For other results see SFS-Bolletinen - Matcher i Svenska Cupen.

==First round==

| Tie no | Home team | Score | Away team | Attendance |
|---|---|---|---|---|
| 1 | Munksund Skuthamns SK (N) | 5–5 (aet) (by lots) | IFK Åmål (D3) | 1,205 |

For other results see SFS-Bolletinen - Matcher i Svenska Cupen.

==Second round==
The 8 matches in this round were played between 30 June and 10 July 1946.

| Tie no | Home team | Score | Away team | Attendance |
|---|---|---|---|---|
| 1 | Sandviks IK (N) | 3–1 | Munksund Skuthamns SK (N) | 800 |
| 2 | Malmö FF (A) | 3–0 | IK Brage (D2) | 7,921 |
| 3 | IF Elfsborg (A) | 1–2 (aet) | IK Sleipner (D2) | 3,333 |
| 4 | Helsingborgs IF (A) | 5–0 | Surahammars IF (D2) | 6,393 |
| 5 | Tidaholms GIF (D2) | 4–2 | Degerfors IF (A) | 2,000 |
| 6 | Åtvidabergs FF (D2) | 2–1 | IS Halmia (A) | 1,525 |
| 7 | GAIS (A) | 3–2 (aet) | IFK Göteborg (A) | 4,881 |
| 8 | IFK Norrköping (A) | 0–2 | AIK (A) | 6,335 |

==Quarter-finals==
The 4 matches in this round were played on 14 July 1946.

| Tie no | Home team | Score | Away team | Attendance |
|---|---|---|---|---|
| 1 | AIK (A) | 6–1 | Sandviks IK (N) | 4,765 |
| 2 | GAIS (A) | 1–2 (aet) | Helsingborgs IF (A) | 3,608 |
| 3 | IK Sleipner (D2) | 1–3 | Malmö FF (A) | 5,069 |
| 4 | Åtvidabergs FF (D2) | 3–1 (aet) | Tidaholms GIF (D2) | 1,500 |

==Semi-finals==
The semi-finals in this round were played on 21 July 1946.

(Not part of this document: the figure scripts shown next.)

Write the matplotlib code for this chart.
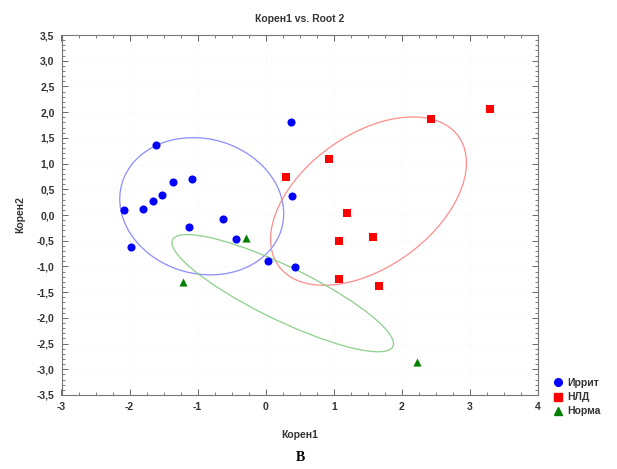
"""
Корен1 vs. Root 2 : nuage des trois groupes avec leurs ellipses.
Produit : out.png
"""

import numpy as np
import matplotlib.pyplot as plt
from matplotlib.patches import Ellipse
from matplotlib.ticker import MultipleLocator, FuncFormatter
from matplotlib.lines import Line2D

plt.rcParams.update({
    "font.family": ["Liberation Sans", "DejaVu Sans"],
    "font.size": 7.5,
    "font.weight": "bold",
    "axes.titleweight": "bold",
    "axes.labelweight": "bold",
    "axes.unicode_minus": False,
})

# Иррит
irrit_x = [-1.61, 0.37, -1.09, -1.36, -1.53, -1.65, -1.81, -2.08, 0.38, -0.63, -1.13, -1.98, -0.44, 0.04, 0.43]
irrit_y = [1.37, 1.81, 0.70, 0.64, 0.38, 0.28, 0.11, 0.10, 0.36, -0.07, -0.24, -0.63, -0.47, -0.89, -1.02]
# НЛД
nld_x = [2.43, 3.30, 0.93, 0.30, 1.19, 1.57, 1.07, 1.07, 1.66]
nld_y = [1.87, 2.06, 1.09, 0.73, 0.03, -0.42, -0.51, -1.24, -1.38]
# Норма
norma_x = [-0.29, -1.21, 2.22]
norma_y = [-0.45, -1.30, -2.86]

# ellipses : centre + "covariance" (sxx, syy, sxy)
ell_cx = [-0.94, 1.51, 0.25]
ell_cy = [0.17, 0.27, -1.52]
ell_sxx = [1.45, 2.07, 2.65]
ell_syy = [1.78, 2.68, 1.30]
ell_sxy = [-0.17, 1.07, -1.60]

groupes = ["Иррит", "НЛД", "Норма"]
couleurs = ["#0000ff", "#ff0000", "#008000"]
couleurs_ell = ["#8c8cff", "#ff8c8c", "#8cd08c"]
marqueurs = ["o", "s", "^"]

fig = plt.figure(figsize=(6.17, 4.69), dpi=100)
ax = fig.add_axes([61.5 / 617, 1 - 395 / 469, (538 - 61.5) / 617, 360 / 469])

xs = [irrit_x, nld_x, norma_x]
ys = [irrit_y, nld_y, norma_y]
tailles = [34, 30, 34]
for x, y, c, m, s in zip(xs, ys, couleurs, marqueurs, tailles):
    ax.scatter(x, y, c=c, marker=m, s=s, linewidths=0, zorder=3)

for i in range(3):
    cov = np.array([[ell_sxx[i], ell_sxy[i]], [ell_sxy[i], ell_syy[i]]])
    vals, vecs = np.linalg.eigh(cov)
    angle = np.degrees(np.arctan2(vecs[1, 1], vecs[0, 1]))
    e = Ellipse((ell_cx[i], ell_cy[i]), 2 * np.sqrt(vals[1]), 2 * np.sqrt(vals[0]),
                angle=angle, fill=False, edgecolor=couleurs_ell[i], linewidth=0.9, zorder=2)
    ax.add_patch(e)

ax.set_xlim(-3, 4)
ax.set_ylim(-3.5, 3.5)
ax.xaxis.set_major_locator(MultipleLocator(1))
ax.xaxis.set_minor_locator(MultipleLocator(0.25))
ax.yaxis.set_major_locator(MultipleLocator(0.5))
ax.yaxis.set_minor_locator(MultipleLocator(0.1))
ax.yaxis.set_major_formatter(FuncFormatter(lambda v, p: f"{v:.1f}".replace(".", ",")))
ax.tick_params(which="both", direction="in", top=True, right=True, colors="#666666",
               labelcolor="#333333")
ax.tick_params(which="major", length=4, width=0.7, pad=5)
ax.tick_params(which="minor", length=2, width=0.6)
for sp in ax.spines.values():
    sp.set_color("#777777")
    sp.set_linewidth(0.8)
ax.grid(True, which="major", color="#ececec", linestyle=(0, (1, 4)), linewidth=0.6)
ax.set_axisbelow(True)

ax.set_title("Корен1 vs. Root 2", fontsize=7.5, pad=9, color="#333333")
ax.set_xlabel("Корен1", labelpad=13, color="#333333")
ax.set_ylabel("Корен2", labelpad=8, color="#333333")

poignees = [Line2D([], [], linestyle="none", marker=m, color=c, markersize=5.5)
            for m, c in zip(marqueurs, couleurs)]
fig.legend(poignees, groupes, loc="upper left", bbox_to_anchor=(0.888, 0.205),
           frameon=False, handletextpad=0.4, labelspacing=0.4, handlelength=1.0,
           borderpad=0, fontsize=7.5, labelcolor="#333333")

fig.text(300 / 617, 1 - 457 / 469, "В", ha="center", va="center",
         family="Liberation Serif", fontsize=10, fontweight="bold")

fig.savefig("out.png", dpi=100)
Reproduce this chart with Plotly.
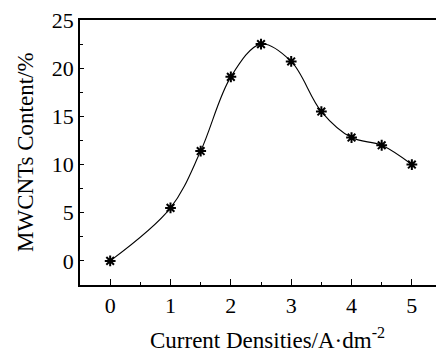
import plotly.graph_objects as go

current_density = [0, 1, 1.5, 2, 2.5, 3, 3.5, 4, 4.5, 5]
mwcnt_content = [0.0, 5.5, 11.4, 19.1, 22.5, 20.7, 15.5, 12.8, 12.0, 10.0]
x_ticks = [0, 1, 2, 3, 4, 5]
y_ticks = [0, 5, 10, 15, 20, 25]

FONT = "Liberation Serif"
TICK_SIZE = 22
TITLE_SIZE = 23

fig = go.Figure()
fig.add_trace(go.Scatter(
    x=current_density, y=mwcnt_content, mode="lines+markers",
    line=dict(shape="spline", smoothing=1.0, color="black", width=1.1),
    marker=dict(symbol="asterisk-open", size=9, color="black",
                line=dict(color="black", width=2)),
    showlegend=False,
))

fig.update_layout(
    width=436, height=353,
    margin=dict(l=80, r=0, t=20, b=68),
    paper_bgcolor="white", plot_bgcolor="white",
    font=dict(family=FONT, size=TICK_SIZE, color="black"),
    xaxis=dict(
        automargin=False,
        range=[-0.5, 5.4], tickvals=x_ticks, ticktext=[str(v) for v in x_ticks],
        showgrid=False, zeroline=False, showline=True, linecolor="black", linewidth=1.5,
        mirror=True, ticks="inside", ticklen=6, tickwidth=1.2, tickcolor="black",
        minor=dict(tickvals=[0.5, 1.5, 2.5, 3.5, 4.5], ticks="inside", ticklen=3,
                   tickwidth=1.2, tickcolor="black", showgrid=False),
        tickfont=dict(family=FONT, size=TICK_SIZE),
    ),
    yaxis=dict(
        automargin=False,
        range=[-2.5, 25], tickvals=y_ticks, ticktext=[str(v) for v in y_ticks],
        showgrid=False, zeroline=False, showline=True, linecolor="black", linewidth=1.5,
        ticks="inside", ticklen=4, tickwidth=1.2, tickcolor="black",
        minor=dict(tickvals=[2.5, 7.5, 12.5, 17.5, 22.5], ticks="inside", ticklen=3,
                   tickwidth=1.2, tickcolor="black", showgrid=False),
        tickfont=dict(family=FONT, size=TICK_SIZE),
    ),
    annotations=[
        dict(text="Current Densities/A·dm<sup>-2</sup>", xref="paper", yref="paper",
             x=(267 - 80) / 356, y=-(338 - 285) / 265, showarrow=False,
             xanchor="center", yanchor="middle", font=dict(family=FONT, size=TITLE_SIZE)),
        dict(text="MWCNTs Content/%", xref="paper", yref="paper",
             x=-(80 - 25) / 356, y=(285 - 152) / 265, showarrow=False, textangle=-90,
             xanchor="center", yanchor="middle", font=dict(family=FONT, size=TITLE_SIZE)),
    ],
)

fig.write_html("out.html", config={"displayModeBar": False},
               post_script="document.body.style.margin='0';document.body.style.overflow='hidden';")
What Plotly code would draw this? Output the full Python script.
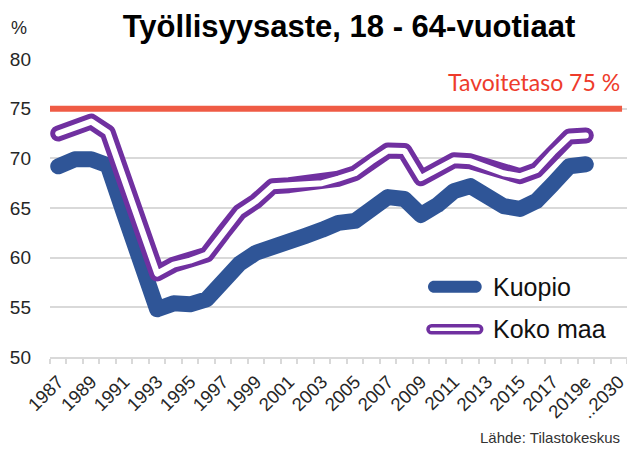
import plotly.graph_objects as go

# ---------------- data ----------------
CATEGORIES = [str(y) for y in range(1987, 2019)] + ["2019e", "2020e", "..2030"]
TICK_LABELS = ["1987", "1989", "1991", "1993", "1995", "1997", "1999", "2001", "2003",
               "2005", "2007", "2009", "2011", "2013", "2015", "2017", "2019e", "..2030"]
KUOPIO = [69.2, 69.9, 69.9, 69.3, 64.4, 59.5, 54.8, 55.4, 55.3, 55.8, 57.6, 59.4, 60.5,
          61.2, 61.7, 62.2, 62.8, 63.5, 63.7, 65.0, 66.1, 65.9, 64.3, 65.3, 66.7, 67.2,
          66.2, 65.2, 64.9, 65.7, 67.4, 69.2, 69.4]
KOKO_MAA = [72.5, 73.1, 73.7, 72.6, 67.9, 63.1, 58.4, 59.3, 59.7, 60.3, 62.5, 64.6, 65.7,
            67.2, 67.3, 67.4, 67.5, 67.95, 68.5, 69.7, 70.8, 70.75, 68.0, 68.9, 69.8, 69.7,
            69.1, 68.5, 68.2, 68.8, 70.6, 72.2, 72.3]
TARGET = 75
Y_TICKS = [50, 55, 60, 65, 70, 75, 80]

# ---------------- geometry helpers ----------------
W, H = 627, 449
ML, MR, MT, MB = 50, 0, 59.3, 92.3
PW, PH = W - ML - MR, H - MT - MB


def px(x, y):
    return (x - ML) / PW, (H - MB - y) / PH


def capsule(x1, x2, yc, r):
    k = 0.5523 * r
    pts = [("M", [(x1, yc - r)]), ("L", [(x2, yc - r)]),
           ("C", [(x2 + k, yc - r), (x2 + r, yc - k), (x2 + r, yc)]),
           ("C", [(x2 + r, yc + k), (x2 + k, yc + r), (x2, yc + r)]),
           ("L", [(x1, yc + r)]),
           ("C", [(x1 - k, yc + r), (x1 - r, yc + k), (x1 - r, yc)]),
           ("C", [(x1 - r, yc - k), (x1 - k, yc - r), (x1, yc - r)])]
    s = ""
    for cmd, ps in pts:
        s += cmd + " " + " ".join("%.5f,%.5f" % px(a, b) for a, b in ps) + " "
    return s + "Z"


BLUE = "#2F5597"
PURPLE = "#7030A0"
RED_LINE = "#EF5B45"
RED_TEXT = "#EE3B2B"
GRID = "#D9D9D9"
TXT = "#262626"
FONT = "Liberation Sans, Arial, sans-serif"

xk = list(range(len(KUOPIO)))
xm = list(range(len(KOKO_MAA)))

fig = go.Figure()
fig.add_trace(go.Scatter(x=xk, y=KUOPIO, mode="lines", name="Kuopio",
                         line=dict(color=BLUE, width=16), showlegend=False,
                         hoverinfo="skip"))
fig.add_trace(go.Scatter(x=xm, y=KOKO_MAA, mode="lines", name="Koko maa",
                         line=dict(color=PURPLE, width=16), showlegend=False,
                         hoverinfo="skip"))
fig.add_trace(go.Scatter(x=xm, y=KOKO_MAA, mode="lines", name="Koko maa (inner)",
                         line=dict(color="white", width=6), showlegend=False,
                         hoverinfo="skip"))

shapes = [
    dict(type="line", xref="x", yref="y", x0=-0.5, x1=34.2, y0=TARGET, y1=TARGET,
         line=dict(color=RED_LINE, width=6)),
    dict(type="path", xref="paper", yref="paper", path=capsule(434, 475.7, 286.7, 6),
         fillcolor=BLUE, line=dict(width=0)),
    dict(type="path", xref="paper", yref="paper", path=capsule(431.6, 478.1, 329, 3.6),
         fillcolor="white", line=dict(color=PURPLE, width=3.5)),
]

annotations = [
    dict(text="Tavoitetaso 75 %", xref="paper", yref="paper",
         x=px(622, 0)[0], y=px(0, 82)[1], xanchor="right", yanchor="middle",
         showarrow=False, font=dict(family="Lato, sans-serif", size=23, color=RED_TEXT)),
    dict(text="Kuopio", xref="paper", yref="paper", x=px(490.7, 0)[0], y=px(0, 287)[1],
         xanchor="left", yanchor="middle", showarrow=False,
         font=dict(family=FONT, size=25, color="#111111")),
    dict(text="Koko maa", xref="paper", yref="paper", x=px(490.7, 0)[0], y=px(0, 329)[1],
         xanchor="left", yanchor="middle", showarrow=False,
         font=dict(family=FONT, size=25, color="#111111")),
    dict(text="%", xref="paper", yref="paper", x=px(19, 0)[0], y=px(0, 28)[1],
         xanchor="center", yanchor="middle", showarrow=False,
         font=dict(family=FONT, size=18, color=TXT)),
    dict(text="Lähde: Tilastokeskus", xref="paper", yref="paper", x=px(622, 0)[0],
         y=px(0, 437)[1], xanchor="right", yanchor="middle", showarrow=False,
         font=dict(family=FONT, size=15, color="#333333")),
]

fig.update_layout(
    width=W, height=H,
    margin=dict(l=ML, r=MR, t=MT, b=MB, pad=0),
    paper_bgcolor="white", plot_bgcolor="white",
    showlegend=False,
    title=dict(text="<b>Työllisyysaste, 18 - 64-vuotiaat</b>", xref="container",
               yref="container", x=349 / W, y=1 - 26 / H, xanchor="center",
               yanchor="middle", font=dict(family=FONT, size=31, color="#000000")),
    shapes=shapes,
    annotations=annotations,
    font=dict(family=FONT, color=TXT),
)

fig.update_xaxes(
    range=[-0.5, len(CATEGORIES) - 0.5],
    tickmode="array",
    tickvals=[CATEGORIES.index(t) for t in TICK_LABELS],
    ticktext=TICK_LABELS,
    tickangle=-45,
    ticks="",
    tickfont=dict(family=FONT, size=18.5, color=TXT),
    ticklabeloverflow="allow",
    showgrid=False, zeroline=False,
    showline=True, linecolor=GRID, linewidth=1.5,
    minor=dict(tickmode="linear", tick0=-0.5, dtick=1, ticks="outside", ticklen=5,
               tickwidth=1.5, tickcolor=GRID, showgrid=False),
    ticklabelstandoff=5,
    fixedrange=True,
)
fig.update_yaxes(
    range=[50, 80],
    tickmode="array", tickvals=Y_TICKS,
    ticks="",
    tickfont=dict(family=FONT, size=19, color=TXT),
    showgrid=True, gridcolor=GRID, gridwidth=1.5,
    zeroline=False, showline=False,
    ticklabelstandoff=18,
    fixedrange=True,
)

post = """
document.body.style.margin='0';
document.body.style.padding='0';
document.documentElement.style.margin='0';
document.documentElement.style.padding='0';
function fixLines(){
  var gd = document.getElementById('{plot_id}');
  if(!gd) return;
  gd.querySelectorAll('.scatterlayer path.js-line').forEach(function(p){
     p.style.strokeLinejoin='round'; p.style.strokeLinecap='round';
  });
}
fixLines();
var gd0 = document.getElementById('{plot_id}');
if (gd0 && gd0.on) gd0.on('plotly_afterplot', fixLines);
setTimeout(fixLines, 30);
"""

fig.write_html("out.html", post_script=post, config={"displayModeBar": False})
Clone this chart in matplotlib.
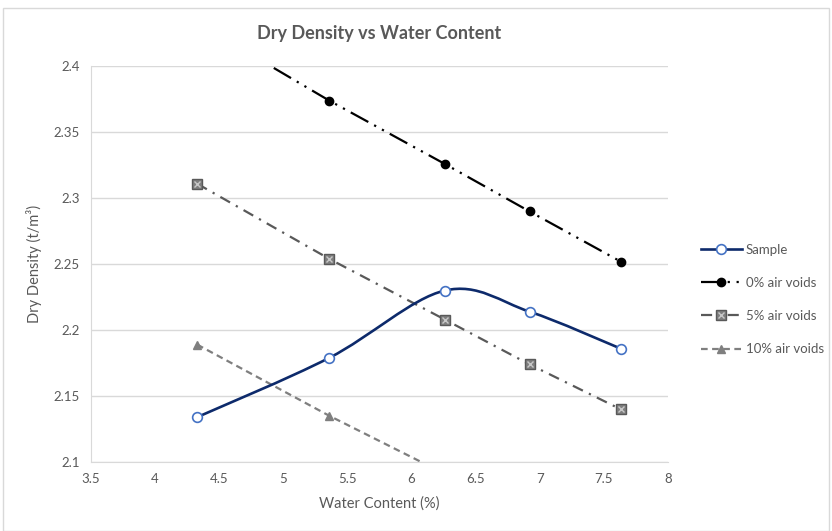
import matplotlib
matplotlib.use("Agg")
import matplotlib.pyplot as plt
import numpy as np
from matplotlib.path import Path
from matplotlib.patches import PathPatch, Rectangle
from matplotlib.lines import Line2D
from matplotlib.legend_handler import HandlerTuple

# data
water = [4.33, 5.36, 6.26, 6.92, 7.63]
sample = [2.134, 2.179, 2.230, 2.214, 2.186]
voids_0 = [2.433, 2.374, 2.326, 2.290, 2.252]
voids_5 = [2.311, 2.254, 2.208, 2.174, 2.140]
voids_10 = [2.189, 2.135, 2.091, 2.059, 2.027]

x_ticks = [3.5, 4, 4.5, 5, 5.5, 6, 6.5, 7, 7.5, 8]
y_ticks = [2.1, 2.15, 2.2, 2.25, 2.3, 2.35, 2.4]

plt.rcParams['font.family'] = ['Lato', 'DejaVu Sans']
txt = '#595959'


def smooth_path(xs, ys):
    # Excel style smoothed line: cubic bezier through the points
    pts = np.column_stack([xs, ys])
    n = len(pts)
    verts = [pts[0]]
    codes = [Path.MOVETO]
    for i in range(n - 1):
        p0 = pts[max(i - 1, 0)]
        p1 = pts[i]
        p2 = pts[i + 1]
        p3 = pts[min(i + 2, n - 1)]
        c1 = p1 + (p2 - p0) / 6.0
        c2 = p2 - (p3 - p1) / 6.0
        verts += [c1, c2, p2]
        codes += [Path.CURVE4] * 3
    return Path(verts, codes)


fig = plt.figure(figsize=(8.32, 5.31), dpi=100)
ax = fig.add_axes([0.109, 0.130, 0.694, 0.745])

# sample curve
ax.add_patch(PathPatch(smooth_path(water, sample), fill=False,
                       edgecolor='#0d2a6b', lw=1.9, zorder=4))
ax.plot(water, sample, ls='none', marker='o', ms=7, mfc='white',
        mec='#4472c4', mew=1.2, zorder=5)
h_sample = Line2D([], [], color='#0d2a6b', lw=1.9, marker='o', ms=7,
                  mfc='white', mec='#4472c4', mew=1.2)

# zero air voids
h0, = ax.plot(water, voids_0, color='black', lw=1.6,
              dashes=(9, 3, 1, 3, 1, 3), marker='o', ms=6, zorder=3)

# 5% air voids
h5, = ax.plot(water, voids_5, color='#595959', lw=1.6,
              dashes=(5, 3, 1, 3), marker='s', ms=7, mfc='#7f7f7f',
              mec='#595959', zorder=3)
h5x, = ax.plot(water, voids_5, ls='none', marker='x', ms=5,
               mec='#c8c8c8', mew=1.0, zorder=3.5)

# 10% air voids
h10, = ax.plot(water, voids_10, color='#7f7f7f', lw=1.6,
               dashes=(3, 2), marker='^', ms=6, mfc='#7f7f7f',
               mec='#7f7f7f', zorder=3)

ax.set_xlim(3.5, 8)
ax.set_ylim(2.1, 2.4)
ax.set_xticks(x_ticks)
ax.set_xticklabels([f'{v:g}' for v in x_ticks])
ax.set_yticks(y_ticks)
ax.set_yticklabels([f'{v:g}' for v in y_ticks])
ax.tick_params(length=0, labelsize=9.5, colors=txt, pad=8)
ax.grid(axis='y', color='#d9d9d9', lw=1)
ax.set_axisbelow(True)
for s in ['top', 'right']:
    ax.spines[s].set_visible(False)
for s in ['left', 'bottom']:
    ax.spines[s].set_color('#d9d9d9')

ax.set_xlabel('Water Content (%)', fontsize=10.5, color=txt, labelpad=8)
ax.set_ylabel('Dry Density (t/m³)', fontsize=10.5, color=txt, labelpad=8)
ax.set_title('Dry Density vs Water Content', fontsize=13, color=txt,
             fontweight='bold', pad=20)

fig.legend([h_sample, h0, (h5, h5x), h10],
           ['Sample', '0% air voids', '5% air voids', '10% air voids'],
           handler_map={tuple: HandlerTuple(ndivide=1)},
           loc='center left', bbox_to_anchor=(0.828, 0.436), frameon=False,
           fontsize=9.5, labelcolor=txt, handlelength=3.1, handletextpad=0.3,
           labelspacing=1.6)

fig.add_artist(Rectangle((0.004, 0.0), 0.992, 0.985, transform=fig.transFigure,
                         fill=False, edgecolor='#d9d9d9', lw=1))

fig.savefig('out.png', dpi=100)
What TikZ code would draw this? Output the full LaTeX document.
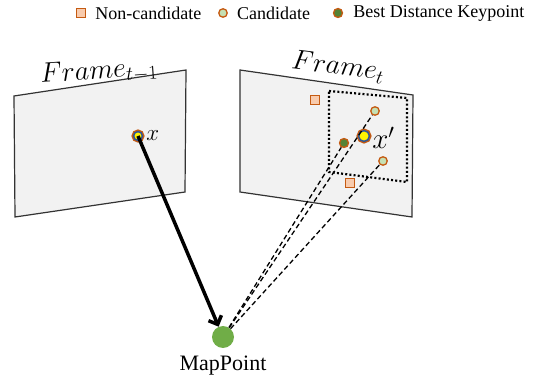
\RequirePackage{fix-cm}
\documentclass[tikz,border=0pt]{standalone}
\usepackage{fontspec}
\setmainfont{Liberation Serif}
\usetikzlibrary{positioning, arrows.meta}
\definecolor{orng}{HTML}{C55A11}
\definecolor{peach}{HTML}{F8CBAD}
\definecolor{lgreen}{HTML}{C5E0B4}
\definecolor{dgreen}{HTML}{548235}
\definecolor{mgreen}{HTML}{70AD47}
\definecolor{kblue}{HTML}{2F5597}
\definecolor{framegray}{HTML}{333333}
\definecolor{framefill}{HTML}{F2F2F2}

\begin{document}
\begin{tikzpicture}[x=1pt, y=-1pt, >={Straight Barb[length=7pt,width=14pt]}]
  \tikzstyle{frame} = [draw=framegray, fill=framefill, line width=1.2pt]
  \tikzstyle{noncand} = [draw=orng, fill=peach, rectangle, line width=1.2pt, minimum size=9pt, inner sep=0]
  \tikzstyle{cand} = [draw=orng, fill=lgreen, circle, line width=1.3pt, minimum size=8.5pt, inner sep=0]
  \tikzstyle{best} = [draw=orng, fill=dgreen, circle, line width=1.3pt, minimum size=9pt, inner sep=0]
  \tikzstyle{kp} = [circle, fill=yellow, draw=kblue, line width=1.5pt, preaction={draw=orng, line width=4.2pt}, inner sep=0]
  \tikzstyle{lg} = [font=\fontsize{18}{20}\selectfont, inner sep=0]
  \tikzstyle{ray} = [line width=1.3pt, dash pattern=on 5pt off 3pt]
  \useasboundingbox (0,0) rectangle (536,382);

  % legend
  \node [noncand] (lgnon) at (81,13) {};
  \node [lg, right=9pt of lgnon] (lgnontxt) {Non-candidate};
  \node [cand] (lgcand) at (223,13) {};
  \node [lg, right=9pt of lgcand] (lgcandtxt) {Candidate};
  \node [best] (lgbest) at (338,13) {};
  \node [lg, right=10pt of lgbest] (lgbesttxt) {Best Distance Keypoint};

  % frames
  \draw [frame] (14,96) -- (186,70) -- (185,192) -- (15,217) -- cycle;
  \draw [frame] (240,70) -- (413,95) -- (412,217) -- (240,192) -- cycle;
  \draw [line width=2.2pt, dash pattern=on 2pt off 2.2pt] (329,91) -- (407,98) -- (407,182) -- (329,172) -- cycle;
  \node [rotate=4, inner sep=0] (prevlbl) at (99,72) {\fontsize{28}{30}\selectfont $Frame_{t-1}$};
  \node [rotate=-7, inner sep=0] (curlbl) at (338,67) {\fontsize{28}{30}\selectfont $Frame_{t}$};

  % keypoints
  \node [noncand] (nc1) at (315,100) {};
  \node [noncand] (nc2) at (350,183) {};
  \node [cand] (c1) at (375,111) {};
  \node [cand] (c2) at (383,161) {};
  \node [best] (bst) at (344,143) {};
  \node [kp, minimum size=8.8pt] (xp) at (138,136) {};
  \node [inner sep=0, right=3pt of xp] (xlbl) {\fontsize{23}{25}\selectfont $x$};
  \node [kp, minimum size=10.8pt] (xq) at (364,136) {};
  \node [inner sep=0, right=2pt of xq, yshift=-2pt] (xqlbl) {\fontsize{29}{31}\selectfont $x'$};

  % map point
  \node [circle, fill=mgreen, minimum size=22pt, inner sep=0] (map) at (223,337) {};
  \node [font=\fontsize{22}{24}\selectfont, inner sep=0, below=8pt of map] (maplbl) {MapPoint};

  \draw [->, line width=3.5pt] (xp.center) -- (map);
  \draw [ray] (map) -- (c1);
  \draw [ray] (map) -- (bst);
  \draw [ray] (map) -- (c2);
\end{tikzpicture}
\end{document}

| Tie no | Home team | Score | Away team | Attendance |
|---|---|---|---|---|
| 1 | AIK (A) | 1–2 | Åtvidabergs FF (D2) | 8,162 |
| 2 | Malmö FF (A) | 7–0 | Helsingborgs IF (A) | 12,659 |

==Final==
The final was played on 25 August 1946 at the Råsunda Stadium.